Le Standard a évidemment un énorme potentiel mais il faut cesser de penser que c’est un grand club. Sclessin n’a quasiment plus rien fêté depuis 20 ans. Même la direction doit aussi être plus humble et modeste. Sclessin est un moulin où les joueurs n’arrêtent pas de transiter. Il faut sans cesse repartir à zéro et ça représente beaucoup de pertes de temps. J’espère que ce ne sera pas le cas à la fin de cette saison. En optant pour la fonction de directeur technique, Michel Preud’homme peut installer une politique à long terme dans le club. S’il y arrive, ce sera forcément tout à fait bénéfique pour le Standard ».

350.000 euros

« Je ne serai pas là pour le vivre et je le regrette vivement. L’affaire a capoté pour des détails. En Allemagne, on m’offre 350.000 euros nets par an. Au Standard, on me proposait une augmentation à la liégeoise: le même contrat qu’avant et la voiture en moins. Je suis gentil mais je ne suis pas un pigeon. Je sais ce que les autres touchent. Un jour, Luciano D’Onofrio m’a dit: -Tu veux partir? Je ne te retiens pas. Il a même affirmé que je me retrouverais en Autriche. Est-ce dégradant? Là, il y a des clubs qui prennent part à la Ligue des Champions. Je n’ai pas claqué la porte, on m’a poussé dehors.
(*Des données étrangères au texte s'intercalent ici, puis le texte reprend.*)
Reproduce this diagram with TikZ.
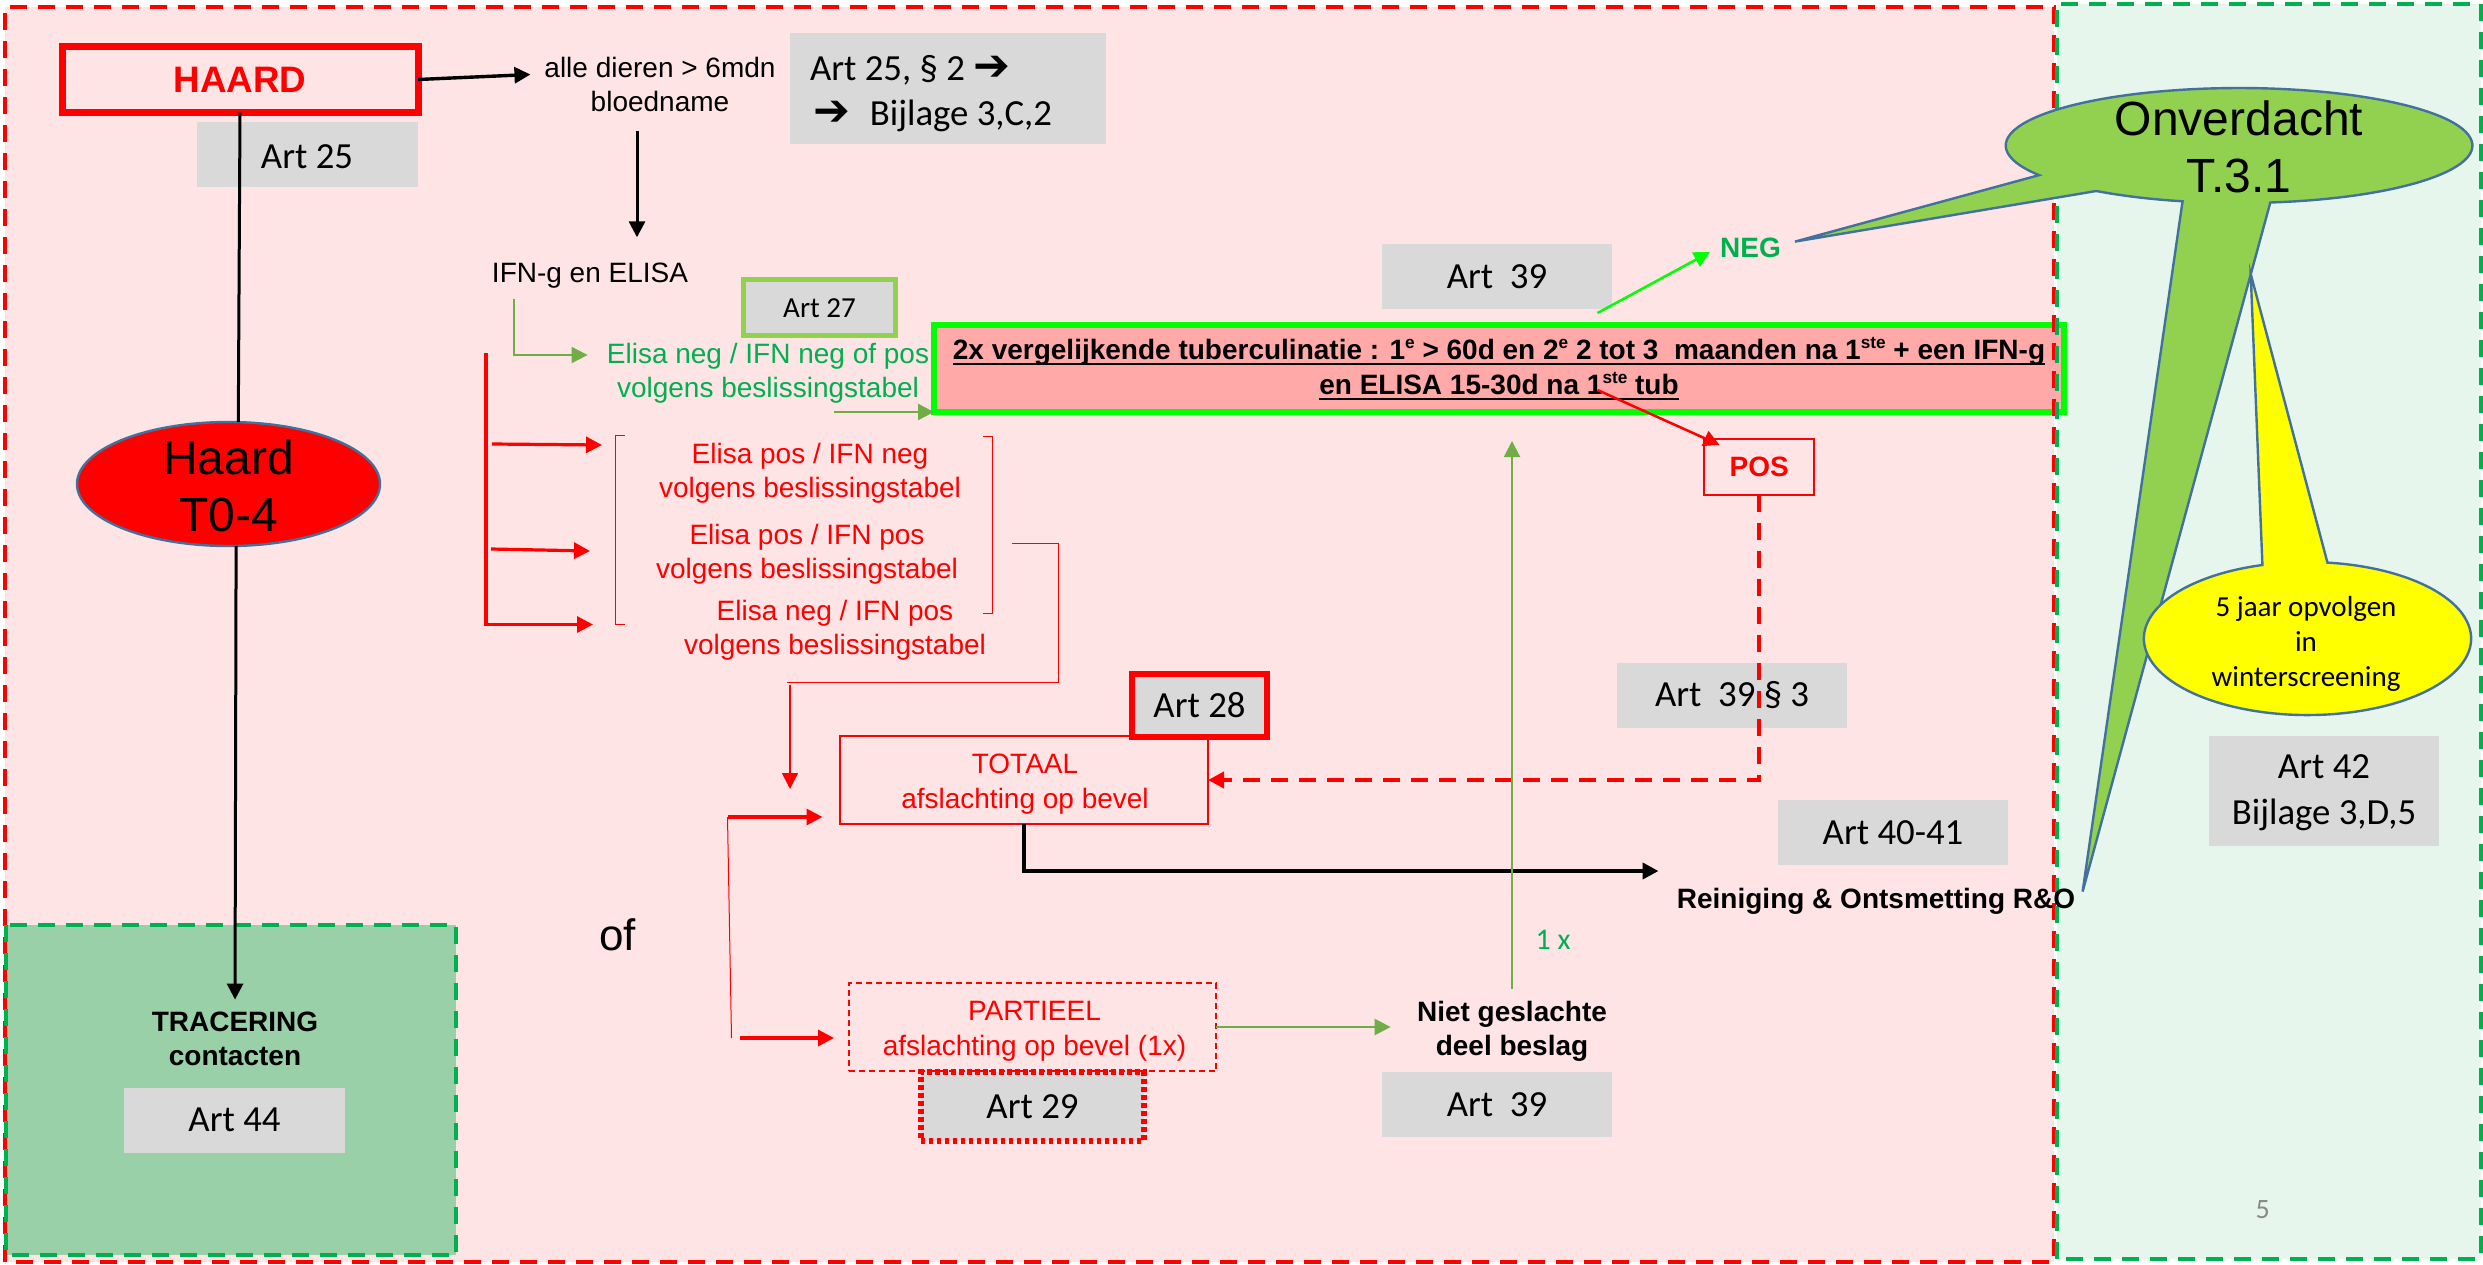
\documentclass[tikz,border=0pt]{standalone}
\usepackage{fontspec}
\setmainfont{Liberation Sans}
\newfontfamily\carl{Carlito}
\newfontfamily\dejv{DejaVu Sans}
\usetikzlibrary{arrows.meta,shapes.geometric,calc}
\newcommand{\thickul}[1]{\setbox0=\hbox{#1}\leavevmode\rlap{\copy0}\rlap{\vrule width\wd0 height -1.6pt depth 2.6pt}\hspace*{\wd0}}
\newcommand{\supmark}[1]{\raisebox{.42em}{\fontsize{8.6pt}{9pt}\selectfont #1}}
\newcommand{\heavyarrow}{{\dejv\bfseries\fontsize{22pt}{23pt}\selectfont ➔}}
\definecolor{pinkBg}{HTML}{FEE4E4}
\definecolor{greenBg}{HTML}{E6F6EC}
\definecolor{darkBg}{HTML}{99D0A8}
\definecolor{greyBox}{HTML}{D9D9D9}
\definecolor{salmon}{HTML}{FFA9A9}
\definecolor{olive}{HTML}{70AD47}
\definecolor{leaf}{HTML}{92D050}
\definecolor{lime}{HTML}{00FF00}
\definecolor{grn}{HTML}{00B050}
\definecolor{edge}{HTML}{41719C}
\definecolor{pageno}{HTML}{898989}
\definecolor{yel}{HTML}{FFFF00}
\tikzset{
 txt/.style={inner sep=0pt,outer sep=0pt,align=center,font=\fontsize{14pt}{17pt}\selectfont},
 btxt/.style={inner sep=0pt,outer sep=0pt,align=center,font=\bfseries\fontsize{14pt}{17pt}\selectfont},
 bigtxt/.style={inner sep=0pt,outer sep=0pt,align=center,font=\fontsize{24pt}{28.5pt}\selectfont},
 arttxt/.style={inner sep=0pt,outer sep=0pt,align=center,font=\carl\fontsize{18.4pt}{23pt}\selectfont},
 greybox/.style={fill=greyBox,inner sep=0pt,outer sep=0pt,align=center,font=\carl\fontsize{18.4pt}{23pt}\selectfont},
 redrect/.style={draw=red,line width=1.25pt,inner sep=0pt,outer sep=0pt,align=center,text=red,font=\fontsize{14pt}{17.3pt}\selectfont},
 head/.style={-{Triangle[length=8pt,width=8pt]}},
 blackarrow/.style={head,draw=black,line width=1.5pt},
 oliveline/.style={draw=olive,line width=1pt},
 redthin/.style={draw=red,line width=.5pt},
 redthick/.style={draw=red,line width=1.6pt},
 reddash/.style={draw=red,line width=2pt,dash pattern=on 8.5pt off 5.5pt},
 grndash/.style={draw=grn,line width=2pt,dash pattern=on 8.5pt off 5.5pt},
 balloon/.style={draw=edge,line width=1.2pt,line join=miter},
}
\begin{document}
\begin{tikzpicture}[x=0.5pt,y=-0.5pt]
\useasboundingbox (0,0) rectangle (2483,1264);
\fill[white] (0,0) rectangle (2483,1264);
% panels
\fill[pinkBg] (5,7) rectangle (2054,1262);
\fill[greenBg] (2056.5,3.7) rectangle (2480.6,1259);
\fill[darkBg] (5.5,925) rectangle (456,1255);
% main box
\node[draw=lime,fill=salmon,line width=3pt,inner sep=0pt,outer sep=0pt,minimum width=565pt,minimum height=43.5pt,align=center,font=\bfseries\fontsize{14pt}{17.4pt}\selectfont] (main) at (1499,368.5)
 {\thickul{2x vergelijkende tuberculinatie : 1\supmark{e} > 60d en 2\supmark{e} 2 tot 3\ \ maanden na 1\supmark{ste} + een IFN-g}\\
  \thickul{en ELISA 15-30d na 1\supmark{ste} tub}};
% panel borders
\draw[reddash] (5,1262) -- (5,7) -- (2054,7) -- (2054,1262) -- cycle;
\draw[grndash] (2056.5,1259) -- (2056.5,3.7) -- (2480.6,3.7) -- (2480.6,1259) -- cycle;
\draw[grndash] (5.5,925) rectangle (456,1255);
% grey article boxes
\node[greybox,minimum width=110.5pt,minimum height=32.5pt] (a25) at (307.5,154.5) {};
\node[arttxt] (a25t) at (307,157) {Art 25};
\node[greybox,minimum width=158pt,minimum height=55.5pt] (a252) at (948,88.5) {};
\node[arttxt,anchor=west] (a252a) at (810,70) {Art 25, § 2 \heavyarrow};
\node[arttxt,anchor=west] (a252b) at (813,116) {\heavyarrow\hspace{10pt}Bijlage 3,C,2};
\node[greybox,draw=leaf,line width=2.5pt,minimum width=76pt,minimum height=27.75pt,font=\carl\fontsize{14.5pt}{17pt}\selectfont] (a27) at (819.5,307.7) {Art 27};
\node[greybox,minimum width=115pt,minimum height=32.5pt] (a39a) at (1497,276.5) {\raisebox{-1pt}{Art\ \ 39}};
\node[greybox,minimum width=115pt,minimum height=32.25pt] (a393) at (1732,695.3) {\raisebox{-1pt}{Art\ \ 39 § 3}};
\node[greybox,minimum width=115pt,minimum height=32.5pt] (a4041) at (1893,832.5) {\raisebox{-1pt}{Art 40-41}};
\node[greybox,minimum width=115pt,minimum height=55pt] (a42) at (2323.7,791) {};
\node[arttxt] (a42t) at (2324,793) {Art 42\\[0pt]Bijlage 3,D,5};
\node[greybox,minimum width=110.5pt,minimum height=32.25pt] (a44) at (234.5,1120.3) {\raisebox{-1pt}{Art 44}};
\node[greybox,minimum width=115pt,minimum height=32.3pt] (a39b) at (1497,1104.3) {Art\ \ 39};
\node[greybox,draw=red,line width=3.25pt,minimum width=67.5pt,minimum height=31.5pt] (a28) at (1199.5,705.5) {Art 28};
\node[greybox,draw=red,line width=3pt,dash pattern=on 2.2pt off 1.8pt,minimum width=111.5pt,minimum height=34.3pt] (a29) at (1032.5,1106.3) {Art 29};
% HAARD
\node[draw=red,line width=3.5pt,inner sep=0pt,outer sep=0pt,minimum width=178pt,minimum height=33pt,text=red,font=\bfseries\fontsize{18.4pt}{22pt}\selectfont] (haard) at (240,79.5) {HAARD};
\node[ellipse,draw=edge,fill=red,line width=1.2pt,inner sep=0pt,outer sep=0pt,minimum width=151.5pt,minimum height=62pt] (ell) at (228.5,484) {};
\node[bigtxt] (ellt) at (228.5,485.5) {Haard\\T0-4};
\node[txt] (alle) at (660,84) {alle dieren > 6mdn\\bloedname};
\node[txt] (ifn) at (590,276) {IFN-g en ELISA};
\node[txt,text=grn] (eneg) at (768,373.5) {Elisa neg / IFN neg of pos\\volgens beslissingstabel};
\node[txt,text=red] (t1) at (810,473) {Elisa pos / IFN neg\\volgens beslissingstabel};
\node[txt,text=red] (t2) at (807,554.5) {Elisa pos / IFN pos\\volgens beslissingstabel};
\node[txt,text=red] (t3) at (835,630) {Elisa neg / IFN pos\\volgens beslissingstabel};
\node[redrect,minimum width=184pt,minimum height=44pt] (totaal) at (1024,780) {};
\node[txt,text=red,font=\fontsize{14pt}{17.3pt}\selectfont] (tott) at (1025,784) {TOTAAL\\afslachting op bevel};
\node[redrect,line width=1pt,dash pattern=on 3pt off 2pt,minimum width=183.75pt,minimum height=44pt] (part) at (1032.3,1027) {};
\node[txt,text=red,font=\fontsize{14pt}{17.3pt}\selectfont] (partt) at (1034.5,1031) {PARTIEEL\\afslachting op bevel (1x)};
\node[redrect,line width=1pt,minimum width=54.75pt,minimum height=28pt,font=\bfseries\fontsize{14pt}{17pt}\selectfont] (pos) at (1759.2,467) {POS};
\node[btxt,text=grn] (neg) at (1750.5,248) {NEG};
\node[btxt] (niet) at (1512,1031) {Niet geslachte\\deel beslag};
\node[btxt] (rein) at (1876,901) {Reiniging \& Ontsmetting R\&O};
\node[btxt] (trac) at (235,1038.5) {TRACERING\\contacten};
\node[inner sep=0pt,font=\fontsize{22pt}{26pt}\selectfont] (of) at (617.6,934.5) {of};
\node[inner sep=0pt,text=grn,font=\carl\fontsize{15pt}{18pt}\selectfont] (onex) at (1553,940) {1 x};
\node[inner sep=0pt,text=pageno,font=\carl\fontsize{14pt}{18pt}\selectfont] (pno) at (2262.6,1210) {5};
% free connector ends
\coordinate (g1) at (587.6,355);
\coordinate (g2a) at (834,412);
\coordinate (r0) at (486,353);
\coordinate (r1) at (593,624.5);
\coordinate (r2a) at (492,444);
\coordinate (r2b) at (602,445);
\coordinate (r3a) at (491,549);
\coordinate (r3b) at (590,551);
\coordinate (e1) at (1012,543);
\coordinate (e2) at (1058,682);
\coordinate (e3) at (787,682);
\coordinate (e4) at (790,684.6);
\coordinate (e5) at (790,789);
\coordinate (f1) at (727.5,817);
\coordinate (f2) at (822.5,817);
\coordinate (f3) at (731.5,1038);
\coordinate (f4) at (740,1038);
\coordinate (f5) at (834,1038);
\coordinate (bk) at (1658.5,871);
\coordinate (n1) at (1597.5,313);
\coordinate (n2) at (1710,252);
\coordinate (p1) at (1597.5,390);
\coordinate (p2) at (1719.6,445);
\coordinate (nw) at (1390.6,1027);
% connectors
\draw[head,draw=black,line width=1.7pt,shorten >=7pt] (haard.east) -- (alle.175);
\draw[black,line width=1.5pt] (haard.south) -- (ell.81);
\draw[blackarrow,shorten >=6pt] (ell.-83) -- (trac.north);
\draw[blackarrow,shorten <=10pt,shorten >=13pt] ([xshift=-11.5pt]alle.south) -- ([xshift=23.5pt]ifn.north);
\draw[oliveline,head,shorten <=5pt] ([xshift=-38pt]ifn.south) |- (g1);
\draw[oliveline,head,line width=1.25pt] (g2a) -- (g2a -| main.west);
\draw[redthick,head] (r0) |- (r1);
\draw[redthick,head] (r2a) -- (r2b);
\draw[redthick,head] (r3a) -- (r3b);
\draw[redthin] (625,435) -- (615,435) -- (615,624.5) -- (625,624.5);
\draw[redthin] (983,436) -- (992.5,436) -- (992.5,613) -- (983,613);
\draw[redthin] (e1) -| (e2) -- (e3);
\draw[redthin,head,line width=.8pt] (e4) -- (e5);
\draw[redthick,head] (f1) -- (f2);
\draw[redthin] (f1) -- (f3);
\draw[redthick,head] (f4) -- (f5);
\draw[reddash,head] (pos.south) |- (totaal.east);
\draw[black,line width=2pt,head] (totaal.south) |- (bk);
\draw[oliveline,head,line width=1.25pt] (part.east) -- (nw);
\draw[oliveline,head,shorten <=6pt,shorten >=14.5pt] (niet.north) -- (niet.north |- main.south);
\draw[lime,head,line width=1.25pt] (n1) -- (n2);
\draw[red,head,line width=1.25pt] (p1) -- (p2);
% balloons
\draw[balloon,fill=leaf] (2270.3,202.5)
  arc[start angle=-82.3,end angle=211,x radius=116.67pt,y radius=28.75pt]
  -- (1795,241.6) -- (2096.3,191)
  arc[start angle=232.3,end angle=256,x radius=116.67pt,y radius=28.75pt]
  -- (2082.6,891.5) -- cycle;
\node[bigtxt] (ont) at (2239,147) {Onverdacht\\T.3.1};
\draw[balloon,fill=yel] (2262.4,565)
  arc[start angle=106,end angle=443,x radius=81.8pt,y radius=38.25pt]
  -- (2250.7,274) -- cycle;
\node[inner sep=0pt,outer sep=0pt,align=center,font=\carl\fontsize{14.5pt}{17.5pt}\selectfont] (yeltext) at (2306,644) {5 jaar opvolgen\\in\\winterscreening};
\end{tikzpicture}
\end{document}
Je n’oublierai jamais Sclessin. Le Standard, c’était ma vie. Même si j’ai joué quelques mois à Boom, je ne connaissais rien d’autre. Quand on s’impose dans le club de ses rêves d’enfant, il n’y a rien de plus beau. C’est un peu naïf. Tant pis, je suis ainsi fait. J’étais fier de porter ce maillot. J’ai tout donné au Standard et je peux regarder dans le rétro. Je ne suis pas un gueulard mais ce départ me va loin, même si c’est la vie. Au revoir public de Sclessin, bonne chance et à bientôt peut-être, qui sait? ».